I think that's the basis of this article.

And yes, that's the same HSGP that I was throw off there Facebook page for I suspect posting "pro gun" and "pro Second Amendment" articles.

Sadly a lot of the atheists in HSGP are gun grabbers. They also seem to be hypocrites who suppress free speech that doesn't agree with theirs.


John McCain, Richard Shelby battle over Russian-made rocket engines

Mary Orndorff Troyan, Montgomery Advertiser 4:50 p.m. MST January 27, 2016

WASHINGTON – Congress would reinstate a ban on using Russian-made rocket engines to launch U.S. military satellites under legislation by Sen. John McCain that escalates an ongoing feud with Sen. Richard Shelby over space policy.

McCain, R-Ariz., and House Majority Leader Kevin McCarthy of California will introduce a proposal Thursday to ban RD-180 Russian-made engines from powering rockets carrying Pentagon payloads, McCain said Wednesday.

The proposal is a direct response to Shelby’s move late last year that lifted the original ban and allowed United Launch Alliance to continue buying the Russian engines until an U.S.-made alternative is available. United Launch Alliance, a joint venture between Lockheed Martin and Boeing, has a 1.6-million-square-foot rocket factory in Decatur in north Alabama that employs about 800 people.

McCain, who chaired a Senate Armed Services Committee hearing on the rocket engine controversy Wednesday, said buying more Russian engines benefits Russian President Vladimir Putin and his allies, and unfairly favors United Launch Alliance over other U.S. companies.

“Yet despite the availability of alternatives, a select few still want to prolong our dependence on Russia while they target our satellites, occupy Crimea, destabilize Ukraine, bolster (Bashar al-) Assad in Syria, send weapons to Iran, and violate the 1987 Intermediate Range Nuclear Forces Treaty,” McCain said.

Specifically, McCain accused Shelby of acting on “parochial motivations” in overturning the ban on Russian engines with a last-minute addition to a massive federal spending bill that passed in December.

Shelby has said he supports phasing out the Russian engines over time. But, citing Air Force data, he says banning the engines now would endanger national security because the Pentagon would have no reliable way to launch assets until an alternative is provided.

Responding to aggressive questioning by McCain at Wednesday’s hearing, Pentagon officials defended ULA’s purchase of more Russian engines because an alternative might not be ready until at least 2019.

“We continue to believe that provision of 18 RD-180 engines will be sufficient to maintain a competitive environment,” said Air Force Secretary Deborah Lee James. “The department is committed to transitioning off of the RD-180 as quickly as possible while minimizing impacts to national security.”

McCain accused ULA of “manipulative extortion” by “artificially diminishing the stockpile of engines they purchased prior to the Russian invasion of Crimea” and ordering several more RD-180s immediately after the ban was lifted in December.
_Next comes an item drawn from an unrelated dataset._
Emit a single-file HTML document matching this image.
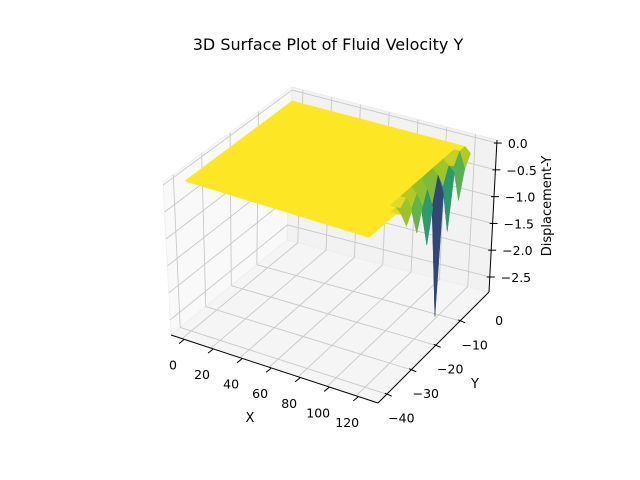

In a December statement about the order, the company said that “while... now is the right time to move to an American engine solution for the future, it is also critical to ensure a smooth transition to that engine and to preserve healthy competition in the launch industry."

The Russian engines have powered dozens of ULA's satellite launches of military hardware from Kennedy Space Center over the past decade, and ULA has held a monopoly on the launches for years. But the disputes with Moscow and the emergence of a second launch company, California-based SpaceX, prompted Congress to intervene.

McCain lauded SpaceX’s work developing a reusable rocket engine and criticized the $800 million the Pentagon pays annually to help ULA maintain its launch systems.